Based on experience with the first full prototype of such a calorimeter, which demonstrated a proof of principle [1], we have constructed an advanced second prototype, EPICAL-2, which makes use of the Alpide MAPS sensor developed for the ALICE ITS upgrade. The prototype consists of alternating W absorber and Si sensor layers, with a total thickness of ~20 radiation lengths, an area of $\mathrm{30mm\times30mm}$, and ~25 million pixels. This prototype has been successfully tested with cosmic muons and with electron beams at the DESY test beam facility.

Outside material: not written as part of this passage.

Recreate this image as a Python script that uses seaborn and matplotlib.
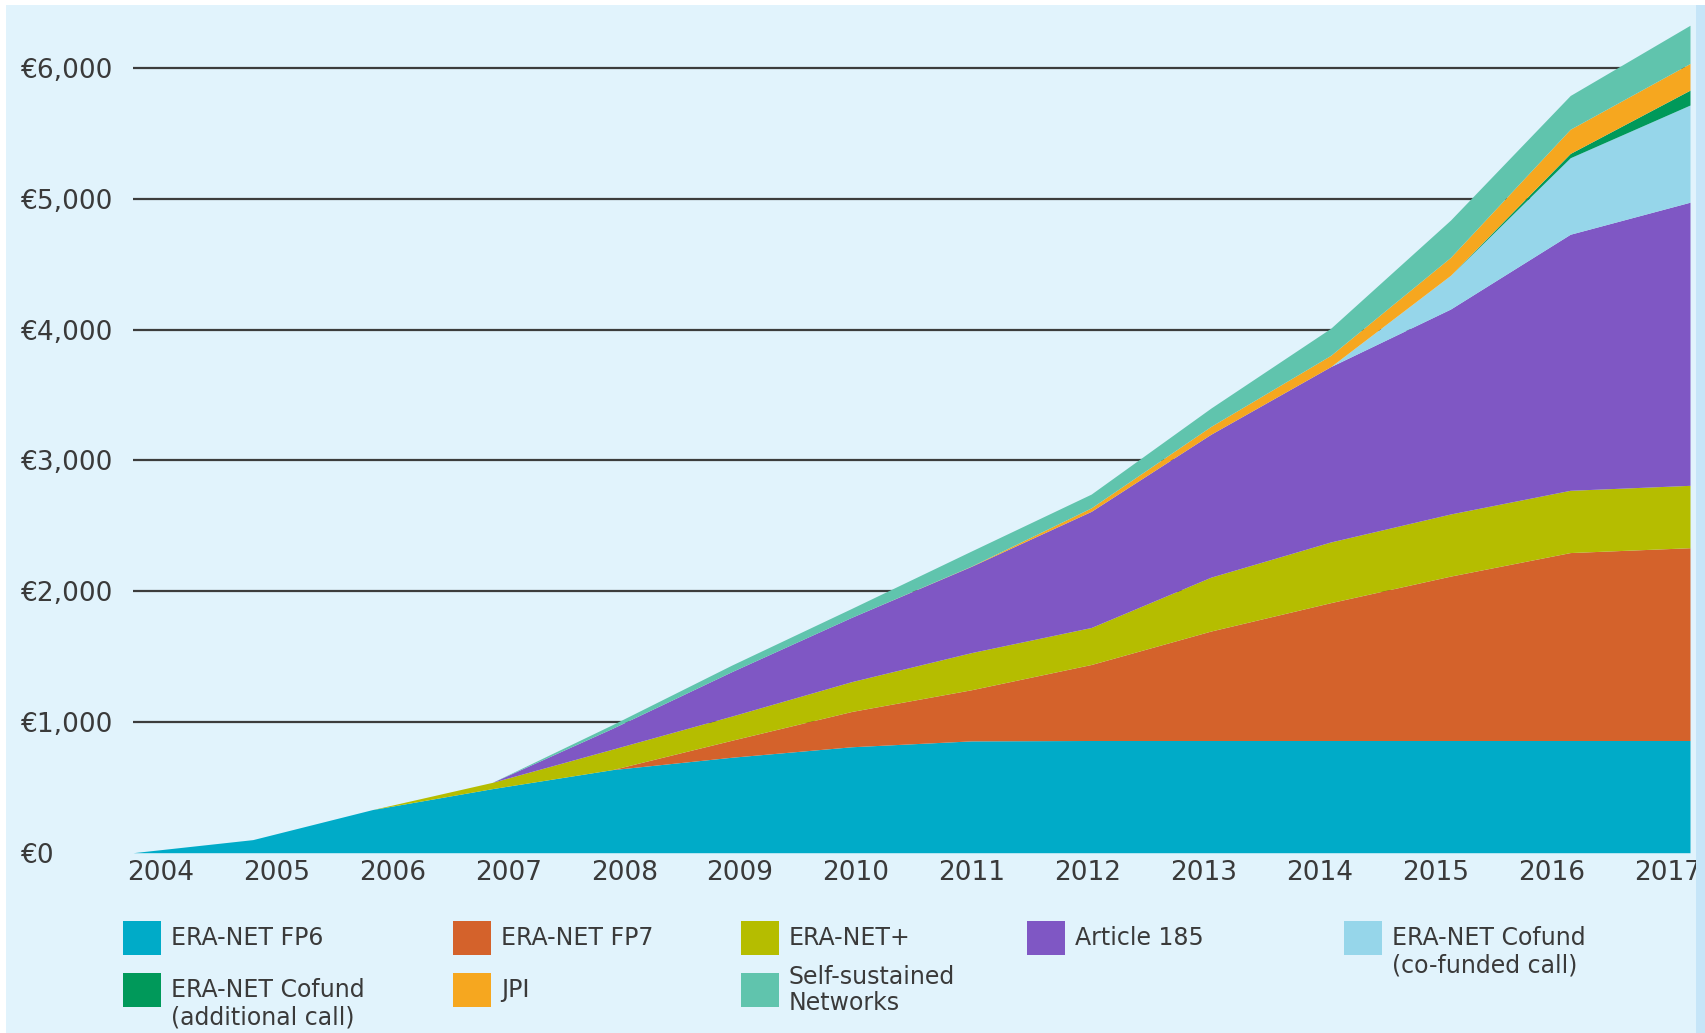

We will report on first results regarding alignment and calibration with muons and on the calorimetric response to electrons. The prototype shows good energy resolution and linearity, comparable with those of a SiW calorimeter with analog readout. MC simulations within the Allpix2 framework [2] have been performed and show agreement with the experimental results. We will also show first results of shower-shape studies with unprecedented spatial precision.
In addition, we will discuss the further R&D path for other applications in particle and nuclear physics.
[1] JINST13 (2018) P01014.
[2] NIM A901 (2018) 164–172.